* What this task involves *
Up to and including the line with "const zeroPos = (0 - yMin) / (yMax - yMin);", write out the listing from its first line, minus the pictures.
◆ ◆ ◆ ◆ ◆
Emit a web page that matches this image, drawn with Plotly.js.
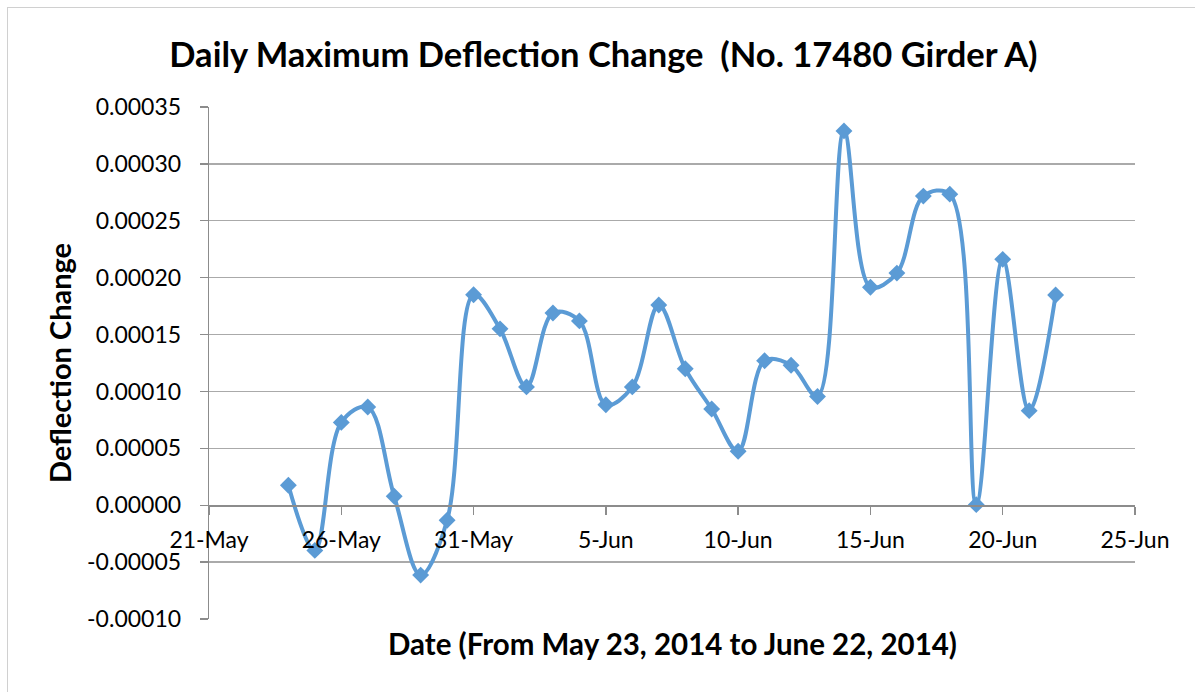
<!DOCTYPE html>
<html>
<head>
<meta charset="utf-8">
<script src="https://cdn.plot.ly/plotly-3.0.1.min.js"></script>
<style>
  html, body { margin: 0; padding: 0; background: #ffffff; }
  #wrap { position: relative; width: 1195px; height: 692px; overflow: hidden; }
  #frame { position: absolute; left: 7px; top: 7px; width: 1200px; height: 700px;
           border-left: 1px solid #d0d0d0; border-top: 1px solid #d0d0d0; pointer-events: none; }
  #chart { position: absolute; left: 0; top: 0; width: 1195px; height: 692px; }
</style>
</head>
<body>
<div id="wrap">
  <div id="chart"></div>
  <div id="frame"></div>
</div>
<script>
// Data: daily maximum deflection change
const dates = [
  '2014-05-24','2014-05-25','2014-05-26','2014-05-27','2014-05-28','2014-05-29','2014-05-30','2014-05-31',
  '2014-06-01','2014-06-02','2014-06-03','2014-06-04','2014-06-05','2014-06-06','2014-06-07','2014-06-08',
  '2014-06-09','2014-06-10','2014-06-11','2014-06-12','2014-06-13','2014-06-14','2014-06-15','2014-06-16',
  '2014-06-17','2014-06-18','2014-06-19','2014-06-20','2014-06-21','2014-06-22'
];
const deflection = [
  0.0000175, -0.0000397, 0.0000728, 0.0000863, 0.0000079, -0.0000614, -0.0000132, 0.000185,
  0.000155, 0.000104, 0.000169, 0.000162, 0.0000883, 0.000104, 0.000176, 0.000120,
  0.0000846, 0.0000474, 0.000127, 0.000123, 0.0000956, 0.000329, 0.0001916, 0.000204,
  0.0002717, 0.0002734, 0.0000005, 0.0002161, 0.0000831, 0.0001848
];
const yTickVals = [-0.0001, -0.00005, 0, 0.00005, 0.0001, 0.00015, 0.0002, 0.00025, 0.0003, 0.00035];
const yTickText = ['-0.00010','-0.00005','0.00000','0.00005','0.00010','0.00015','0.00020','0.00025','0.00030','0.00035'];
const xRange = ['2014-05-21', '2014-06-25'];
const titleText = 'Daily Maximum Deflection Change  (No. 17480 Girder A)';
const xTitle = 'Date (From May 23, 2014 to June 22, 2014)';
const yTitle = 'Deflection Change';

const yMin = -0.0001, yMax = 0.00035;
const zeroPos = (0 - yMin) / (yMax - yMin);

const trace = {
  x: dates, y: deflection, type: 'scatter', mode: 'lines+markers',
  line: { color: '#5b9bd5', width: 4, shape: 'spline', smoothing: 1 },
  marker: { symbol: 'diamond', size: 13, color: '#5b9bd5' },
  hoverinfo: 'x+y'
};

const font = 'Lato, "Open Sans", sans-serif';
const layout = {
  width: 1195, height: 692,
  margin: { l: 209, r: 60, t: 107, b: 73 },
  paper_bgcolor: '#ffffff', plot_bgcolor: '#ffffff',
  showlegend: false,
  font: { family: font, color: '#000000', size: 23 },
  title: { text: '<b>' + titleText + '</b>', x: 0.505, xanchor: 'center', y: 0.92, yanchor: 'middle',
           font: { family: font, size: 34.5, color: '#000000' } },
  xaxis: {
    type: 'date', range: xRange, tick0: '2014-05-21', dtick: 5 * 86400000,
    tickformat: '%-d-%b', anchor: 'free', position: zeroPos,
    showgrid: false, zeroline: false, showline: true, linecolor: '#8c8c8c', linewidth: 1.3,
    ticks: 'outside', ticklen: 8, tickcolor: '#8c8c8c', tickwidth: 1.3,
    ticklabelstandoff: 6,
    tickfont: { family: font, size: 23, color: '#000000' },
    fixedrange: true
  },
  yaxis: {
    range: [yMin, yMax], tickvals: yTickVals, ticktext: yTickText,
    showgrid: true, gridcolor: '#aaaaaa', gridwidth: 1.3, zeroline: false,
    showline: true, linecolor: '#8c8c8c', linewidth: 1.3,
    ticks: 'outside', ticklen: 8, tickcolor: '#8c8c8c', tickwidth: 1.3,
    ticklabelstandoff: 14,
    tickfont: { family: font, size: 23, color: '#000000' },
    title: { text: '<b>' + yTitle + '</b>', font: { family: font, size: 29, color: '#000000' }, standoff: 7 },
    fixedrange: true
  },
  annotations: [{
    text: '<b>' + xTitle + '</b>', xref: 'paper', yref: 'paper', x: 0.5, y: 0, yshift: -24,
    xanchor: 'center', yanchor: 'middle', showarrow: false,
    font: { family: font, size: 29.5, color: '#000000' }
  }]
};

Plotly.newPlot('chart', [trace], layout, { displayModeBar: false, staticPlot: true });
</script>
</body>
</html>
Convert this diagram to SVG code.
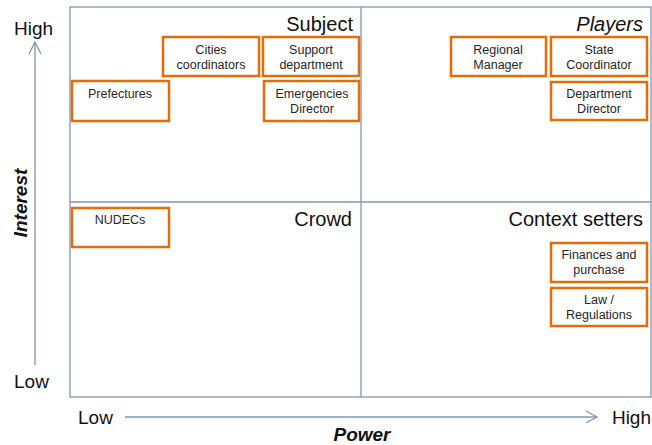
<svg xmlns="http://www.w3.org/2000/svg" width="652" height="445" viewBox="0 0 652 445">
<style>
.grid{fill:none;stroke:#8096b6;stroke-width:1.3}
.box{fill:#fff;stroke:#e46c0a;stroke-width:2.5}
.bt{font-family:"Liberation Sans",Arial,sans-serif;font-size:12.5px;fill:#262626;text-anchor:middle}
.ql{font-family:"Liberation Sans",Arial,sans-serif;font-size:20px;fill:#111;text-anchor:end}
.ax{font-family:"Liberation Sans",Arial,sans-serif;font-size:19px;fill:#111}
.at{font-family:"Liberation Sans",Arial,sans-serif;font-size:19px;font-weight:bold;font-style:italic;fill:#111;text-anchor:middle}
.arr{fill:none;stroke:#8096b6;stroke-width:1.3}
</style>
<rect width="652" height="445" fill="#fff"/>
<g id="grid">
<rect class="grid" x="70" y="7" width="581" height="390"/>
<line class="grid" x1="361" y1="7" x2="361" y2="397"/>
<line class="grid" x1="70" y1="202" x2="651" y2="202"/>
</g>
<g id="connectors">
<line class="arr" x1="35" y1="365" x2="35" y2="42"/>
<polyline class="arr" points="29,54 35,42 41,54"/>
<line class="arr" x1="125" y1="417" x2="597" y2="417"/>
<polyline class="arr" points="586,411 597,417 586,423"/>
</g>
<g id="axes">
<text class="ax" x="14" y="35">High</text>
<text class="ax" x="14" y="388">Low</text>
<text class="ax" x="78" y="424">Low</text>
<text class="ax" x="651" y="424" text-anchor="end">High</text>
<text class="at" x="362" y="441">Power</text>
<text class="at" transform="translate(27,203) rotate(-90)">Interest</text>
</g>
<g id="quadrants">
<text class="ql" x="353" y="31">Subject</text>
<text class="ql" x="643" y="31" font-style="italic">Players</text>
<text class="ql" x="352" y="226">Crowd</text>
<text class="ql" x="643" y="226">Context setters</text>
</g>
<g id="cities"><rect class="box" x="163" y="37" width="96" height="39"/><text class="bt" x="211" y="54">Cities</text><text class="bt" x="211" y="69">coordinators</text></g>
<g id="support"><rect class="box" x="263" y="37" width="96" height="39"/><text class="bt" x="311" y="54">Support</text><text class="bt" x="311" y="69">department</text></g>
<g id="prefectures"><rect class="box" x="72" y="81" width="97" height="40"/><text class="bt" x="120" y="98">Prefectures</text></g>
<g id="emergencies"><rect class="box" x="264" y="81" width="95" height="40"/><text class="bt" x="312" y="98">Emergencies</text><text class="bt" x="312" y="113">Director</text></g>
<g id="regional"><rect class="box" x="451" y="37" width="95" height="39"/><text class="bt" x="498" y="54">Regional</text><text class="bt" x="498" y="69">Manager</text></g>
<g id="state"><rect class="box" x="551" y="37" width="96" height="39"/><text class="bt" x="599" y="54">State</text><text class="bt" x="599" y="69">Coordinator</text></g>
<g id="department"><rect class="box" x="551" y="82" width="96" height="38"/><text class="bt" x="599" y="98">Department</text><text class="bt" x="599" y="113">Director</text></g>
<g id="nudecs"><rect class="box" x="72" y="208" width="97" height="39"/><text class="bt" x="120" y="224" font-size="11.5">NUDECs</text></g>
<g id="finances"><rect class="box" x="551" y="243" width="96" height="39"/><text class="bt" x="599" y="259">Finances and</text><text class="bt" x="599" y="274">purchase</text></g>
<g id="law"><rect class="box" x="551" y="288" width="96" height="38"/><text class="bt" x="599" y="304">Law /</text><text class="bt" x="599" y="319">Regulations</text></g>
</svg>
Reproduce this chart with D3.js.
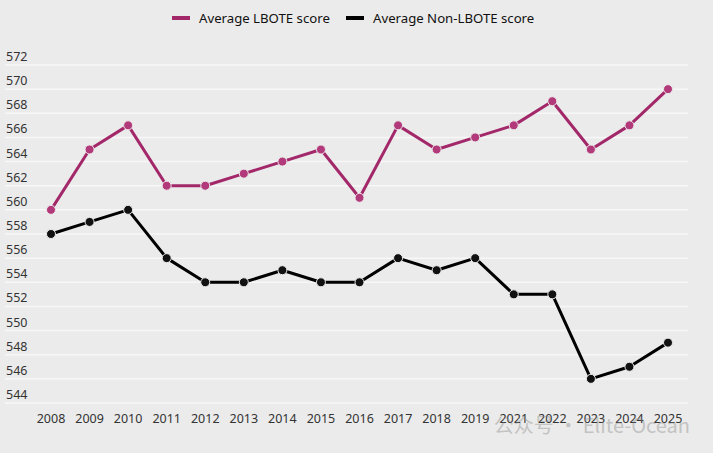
◆ ◆ ◆ ◆ ◆
* Expected answer *
Emit a web page that matches this image, drawn with Plotly.js.
<!DOCTYPE html>
<html>
<head>
<meta charset="utf-8">
<script src="https://cdn.plot.ly/plotly-3.0.1.min.js"></script>
<style>
  html, body { margin: 0; padding: 0; background: #ffffff; }
  #wrap { position: relative; width: 1195px; height: 692px; overflow: hidden; }
  #frame { position: absolute; left: 7px; top: 7px; width: 1200px; height: 700px;
           border-left: 1px solid #d0d0d0; border-top: 1px solid #d0d0d0; pointer-events: none; }
  #chart { position: absolute; left: 0; top: 0; width: 1195px; height: 692px; }
</style>
</head>
<body>
<div id="wrap">
  <div id="chart"></div>
  <div id="frame"></div>
</div>
<script>
// Data: daily maximum deflection change
const dates = [
  '2014-05-24','2014-05-25','2014-05-26','2014-05-27','2014-05-28','2014-05-29','2014-05-30','2014-05-31',
  '2014-06-01','2014-06-02','2014-06-03','2014-06-04','2014-06-05','2014-06-06','2014-06-07','2014-06-08',
  '2014-06-09','2014-06-10','2014-06-11','2014-06-12','2014-06-13','2014-06-14','2014-06-15','2014-06-16',
  '2014-06-17','2014-06-18','2014-06-19','2014-06-20','2014-06-21','2014-06-22'
];
const deflection = [
  0.0000175, -0.0000397, 0.0000728, 0.0000863, 0.0000079, -0.0000614, -0.0000132, 0.000185,
  0.000155, 0.000104, 0.000169, 0.000162, 0.0000883, 0.000104, 0.000176, 0.000120,
  0.0000846, 0.0000474, 0.000127, 0.000123, 0.0000956, 0.000329, 0.0001916, 0.000204,
  0.0002717, 0.0002734, 0.0000005, 0.0002161, 0.0000831, 0.0001848
];
const yTickVals = [-0.0001, -0.00005, 0, 0.00005, 0.0001, 0.00015, 0.0002, 0.00025, 0.0003, 0.00035];
const yTickText = ['-0.00010','-0.00005','0.00000','0.00005','0.00010','0.00015','0.00020','0.00025','0.00030','0.00035'];
const xRange = ['2014-05-21', '2014-06-25'];
const titleText = 'Daily Maximum Deflection Change  (No. 17480 Girder A)';
const xTitle = 'Date (From May 23, 2014 to June 22, 2014)';
const yTitle = 'Deflection Change';

const yMin = -0.0001, yMax = 0.00035;
const zeroPos = (0 - yMin) / (yMax - yMin);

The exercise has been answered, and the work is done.